Eventually Fiennes gets him his pardon and the old German Nazi dude, tells him that crows died outside his window after waking up from his blackout. This seemingly innocuous lead that really burns (rightfully so) Fiennes leading him and his partner, Peyton List, to research crows dying and see if its happened before. It has, in Somalia in 1991, where this small village where it happened led to mass blackouts of the townspeople. The episode closes on crows dying again over a small town in Somalia with this giant monstrous sentinel thing erupting from the ground. Its weird and kind of Galactus-y.
Most of these episodes are exceptionally strong in character and have well-developed mysteries that lead one thing to the next and keep on moving along. The show is expertly written and executed, and why I say its better than Lost is that though these characters are faced with real moral issues and the fact that virtually everyone is battling the knowledge of what could happen in the future.

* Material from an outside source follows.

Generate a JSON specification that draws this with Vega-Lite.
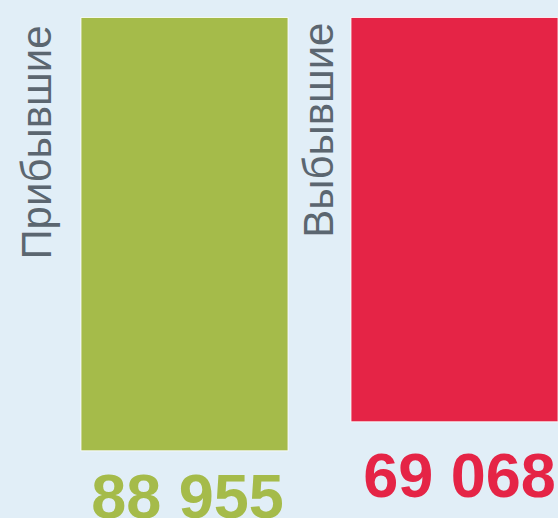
{
  "$schema": "https://vega.github.io/schema/vega-lite/v6.json",
  "width": 558,
  "height": 518,
  "padding": 0,
  "autosize": {"type": "none"},
  "background": "#e1eef7",
  "config": {"view": {"stroke": null}},
  "data": {
    "values": [
      {"cat": "Прибывшие", "value": 88955, "label": "88 955"},
      {"cat": "Выбывшие", "value": 69068, "label": "69 068"}
    ]
  },
  "encoding": {
    "x": {
      "field": "cat",
      "type": "nominal",
      "axis": null,
      "scale": {"domain": ["Прибывшие", "Выбывшие"], "paddingInner": 0.2333, "paddingOuter": 0.15, "align": 1}
    }
  },
  "layer": [
    {
      "mark": {"type": "bar", "stroke": "white", "strokeWidth": 1, "strokeOpacity": 0.8},
      "encoding": {
        "y": {
          "field": "value",
          "type": "quantitative",
          "axis": null,
          "scale": {"domain": [-220000, 135000], "reverse": true, "nice": false, "zero": false}
        },
        "y2": {"datum": -208000},
        "color": {
          "field": "cat",
          "type": "nominal",
          "legend": null,
          "scale": {"domain": ["Прибывшие", "Выбывшие"], "range": ["#a5bb4a", "#e52446"]}
        }
      }
    },
    {
      "transform": [{"filter": "datum.cat === 'Прибывшие'"}],
      "mark": {"type": "text", "angle": 270, "align": "right", "baseline": "alphabetic", "dx": -8, "dy": -30, "font": "Liberation Sans", "fontSize": 42, "color": "#5b6670"},
      "encoding": {
        "x": {"field": "cat", "type": "nominal", "bandPosition": 0},
        "y": {"datum": -208000},
        "text": {"field": "cat"}
      }
    },
    {
      "transform": [{"filter": "datum.cat === 'Выбывшие'"}],
      "mark": {"type": "text", "angle": 270, "align": "right", "baseline": "alphabetic", "dx": -5, "dy": -18, "font": "Liberation Sans", "fontSize": 42, "color": "#5b6670"},
      "encoding": {
        "x": {"field": "cat", "type": "nominal", "bandPosition": 0},
        "y": {"datum": -208000},
        "text": {"field": "cat"}
      }
    },
    {
      "transform": [{"filter": "datum.cat === 'Прибывшие'"}],
      "mark": {"type": "text", "align": "center", "baseline": "alphabetic", "dx": 3, "dy": 67, "font": "Liberation Sans", "fontWeight": "bold", "fontSize": 63, "color": "#a5bb4a"},
      "encoding": {
        "y": {"field": "value", "type": "quantitative"},
        "text": {"field": "label"}
      }
    },
    {
      "transform": [{"filter": "datum.cat === 'Выбывшие'"}],
      "mark": {"type": "text", "align": "center", "baseline": "alphabetic", "dx": 5, "dy": 75, "font": "Liberation Sans", "fontWeight": "bold", "fontSize": 63, "color": "#e52446"},
      "encoding": {
        "y": {"field": "value", "type": "quantitative"},
        "text": {"field": "label"}
      }
    }
  ]
}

This leaves us with a television show that battles the philosophical question of whether the future is ordained for us, is there fate, or do we create our own futures? What if that latter idea, was stripped away from us, knowing that the future is going to happen and that there is little we can do about it. Sure, these questions abound throughout these three episodes and continue to be harped upon but they need to be; they would be.
Even though alot of people may be turned off from this show as just another attempt at copying Lost this show is actually better. Instead of building one mystery on top of another with absolutely no natural direction for why Lost does what it does, these characters on this show are actually focused and grappling with one mystery that happened to everyone and continue to strive towards answers. Whereas Lost just seems lost in its own weirdness, (Sorry, can’t help myself) this show actually tries to find answers. At the same time, this show embraces its weirdness and grounds it in character.
I think this is a superb start to an intriguing show, and I’m looking forward to analyzing and thinking about it here at The Flickcast. What did you all think about it?